[Information shown]
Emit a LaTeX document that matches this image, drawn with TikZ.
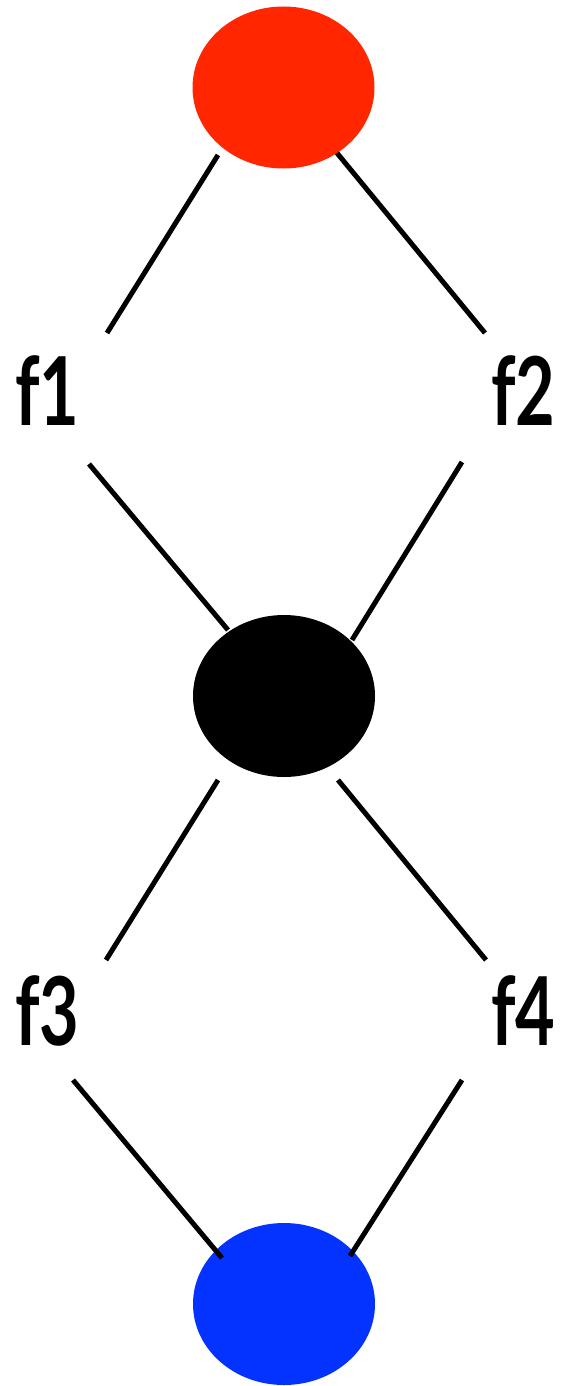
\documentclass[tikz,border=0pt]{standalone}
\usepackage{fontspec}
\setmainfont{Lato}
\usetikzlibrary{shapes.geometric}
\definecolor{kred}{HTML}{FF2600}
\definecolor{kblue}{HTML}{0433FF}
\begin{document}
\begin{tikzpicture}[x=1pt,y=-1pt,
  dot/.style={ellipse, minimum width=182pt, minimum height=162pt, inner sep=0pt},
  lbl/.style={anchor=base west, inner sep=0pt, xscale=0.72, font=\bfseries\fontsize{95}{95}\selectfont},
  link/.style={line width=5pt, black}]
\useasboundingbox (0,0) rectangle (561,1386);
\node[dot, fill=kred] (red) at (283.5,87.5) {};
\node[dot, fill=black] (blk) at (284,696) {};
\node[dot, fill=kblue] (blu) at (284,1304) {};
\node[lbl] (f1) at (15,425) {f1};
\node[lbl] (f2) at (491,425) {f2};
\node[lbl] (f3) at (15,1045) {f3};
\node[lbl] (f4) at (491,1045) {f4};
\coordinate (r1) at (218,155);   \coordinate (a1) at (107,333);
\coordinate (r2) at (337,153);   \coordinate (a2) at (485,333);
\coordinate (b1) at (89,464);    \coordinate (k1) at (228,630);
\coordinate (b2) at (462,462);   \coordinate (k2) at (352,640);
\coordinate (k3) at (218,780);   \coordinate (c3) at (106,960);
\coordinate (k4) at (338,780);   \coordinate (c4) at (486,960);
\coordinate (d3) at (73,1080);   \coordinate (u3) at (222,1258);
\coordinate (d4) at (462,1080);  \coordinate (u4) at (350,1256);
\draw[link] (r1) -- (a1);
\draw[link] (r2) -- (a2);
\draw[link] (b1) -- (k1);
\draw[link] (b2) -- (k2);
\draw[link] (k3) -- (c3);
\draw[link] (k4) -- (c4);
\draw[link] (d3) -- (u3);
\draw[link] (d4) -- (u4);
\end{tikzpicture}
\end{document}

[Task description] Reproduce every line above as written, skipping pictures.

[Output below]
Emit a LaTeX document that matches this image, drawn with TikZ.
\documentclass[tikz,border=0pt]{standalone}
\usepackage{fontspec}
\setmainfont{Lato}
\usetikzlibrary{shapes.geometric}
\definecolor{kred}{HTML}{FF2600}
\definecolor{kblue}{HTML}{0433FF}
\begin{document}
\begin{tikzpicture}[x=1pt,y=-1pt,
  dot/.style={ellipse, minimum width=182pt, minimum height=162pt, inner sep=0pt},
  lbl/.style={anchor=base west, inner sep=0pt, xscale=0.72, font=\bfseries\fontsize{95}{95}\selectfont},
  link/.style={line width=5pt, black}]
\useasboundingbox (0,0) rectangle (561,1386);
\node[dot, fill=kred] (red) at (283.5,87.5) {};
\node[dot, fill=black] (blk) at (284,696) {};
\node[dot, fill=kblue] (blu) at (284,1304) {};
\node[lbl] (f1) at (15,425) {f1};
\node[lbl] (f2) at (491,425) {f2};
\node[lbl] (f3) at (15,1045) {f3};
\node[lbl] (f4) at (491,1045) {f4};
\coordinate (r1) at (218,155);   \coordinate (a1) at (107,333);
\coordinate (r2) at (337,153);   \coordinate (a2) at (485,333);
\coordinate (b1) at (89,464);    \coordinate (k1) at (228,630);
\coordinate (b2) at (462,462);   \coordinate (k2) at (352,640);
\coordinate (k3) at (218,780);   \coordinate (c3) at (106,960);
\coordinate (k4) at (338,780);   \coordinate (c4) at (486,960);
\coordinate (d3) at (73,1080);   \coordinate (u3) at (222,1258);
\coordinate (d4) at (462,1080);  \coordinate (u4) at (350,1256);
\draw[link] (r1) -- (a1);
\draw[link] (r2) -- (a2);
\draw[link] (b1) -- (k1);
\draw[link] (b2) -- (k2);
\draw[link] (k3) -- (c3);
\draw[link] (k4) -- (c4);
\draw[link] (d3) -- (u3);
\draw[link] (d4) -- (u4);
\end{tikzpicture}
\end{document}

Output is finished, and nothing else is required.